String使用vector来实现Vec<u8>

基本操作

创建

let mut s = String::new();
let data = "initial contents"; // data is &str type
let s = data.to_string(); // s is String type    
// the method also works on a literal directly:
let s = "initial contents".to_string(); // s is String type
let s = String::from("initial contents");

修改

使用push_str(&mut self, string: &str)在字串后追加字串

使用push(&mut self, ch: char)在字串后追加字符

使用+操作符连接两个字符串，这个操作符本质上是fn add(self, s: &str) -> String，他的第二个参数是一个字串切片，第一个参数没有&符号，所以会获取+号前的对象的所有权，同时把拼接后的字串的所有权返回出来，由于没有拷贝，所以效率会高一些。

对于复杂的字符串拼接，可以使用format!宏，它不会获取变量的所有权

let mut s1 = String::from("foo");
let s2 = "bar";
s1.push_str(s2);
println!("s2 is {s2}");

let mut s = String::from("lo");
s.push('l');

let s1 = String::from("Hello, ");
let s2 = String::from("world!");
// Rust uses a deref coercion, which here turns &s2 into &s2[..]. 
// 编译器会强制把String类型转换为切片类型作为参数传给add
let s3 = s1 + &s2; // note s1 has been moved here and can no longer be used

let s1 = String::from("tic");
let s2 = String::from("tac");
let s3 = String::from("toe");
let s = format!("{s1}-{s2}-{s3}"); // format!不会转移所有权
// 多个字串拼接时，后两个是引用
let s = s1 + "-" + &s2 + "-" + &s3;
//let s = format!("{s1}-{s2}-{s3}"); // s1已经不能用了

子串操作

rust的string不支持直接使用索引来获取一个字串中的字符，因为utf8字节流以vector的方式存储，取其中的一个字节出来一般不是预期的字符，为了避免预期外的错误，rust就不支持这种操作了。

可以使用区间操作获取一个字串切片&str类型，但是需要保证切割的字节数刚好满足字符边界

let hello = "Здравствуйте";

let s = &hello[0..3]; // 每个字符占两个字节，取前三个字节运行时会出错
println!("{s}"); 
// byte index 3 is not a char boundary; it is inside 'д' (bytes 2..4) of `Здравствуйте`

需要根据自己需要子串的数据类型选择合适的方法，例如要获取字符，使用chars()，如果想获取字节数据使用bytes()

let hello = "Здравствуйте";

for c in hello.chars() {
    print!("{c} "); // З д р а в с т в у й т е
}

for b in hello.bytes() {
    print!("{b} "); // 208 151 208 180 209 128 208 176 208 178 209 129 209 130 208 178 209 131 208 185 209 130 208 181 %
}

Hash Map

HashMap<K, V>使用hash函数计算一个键值在内存中的位置。

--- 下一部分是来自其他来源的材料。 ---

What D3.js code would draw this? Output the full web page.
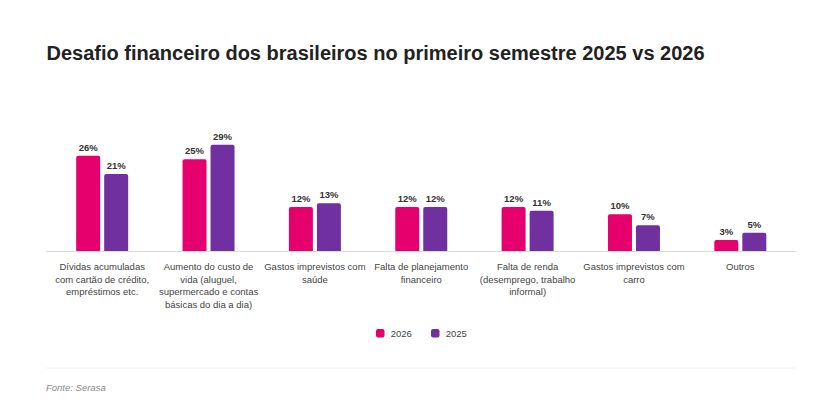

同一个map要求所有key的类型相同，所有值的类型相同。可以修改hash函数算法，默认使用的是SipHash

基本操作

使用insert插入元素
使用get获取key对应的值，返回Option<&V>

use std::collections::HashMap; 

let mut scores = HashMap::new();
scores.insert(String::from("Blue"), 10);
scores.insert(String::from("Yellow"), 50);

let name = String::from("Blue");
// 如果get返回为None，就返回默认值0
let score = scores.get(&name).copied().unwrap_or(0);
println!("socre={score}");

for (key, value) in scores {
    println!("{key}, {value}");
}

修改Map

分三种情况:

覆盖原有key对应的值
判断如果key不存在就添加，已经存在不处理
修改一个已经存在key的值

HashMap的entry方法以key为参数返回一个Entry类型的枚举，用来表示一个值是否存在。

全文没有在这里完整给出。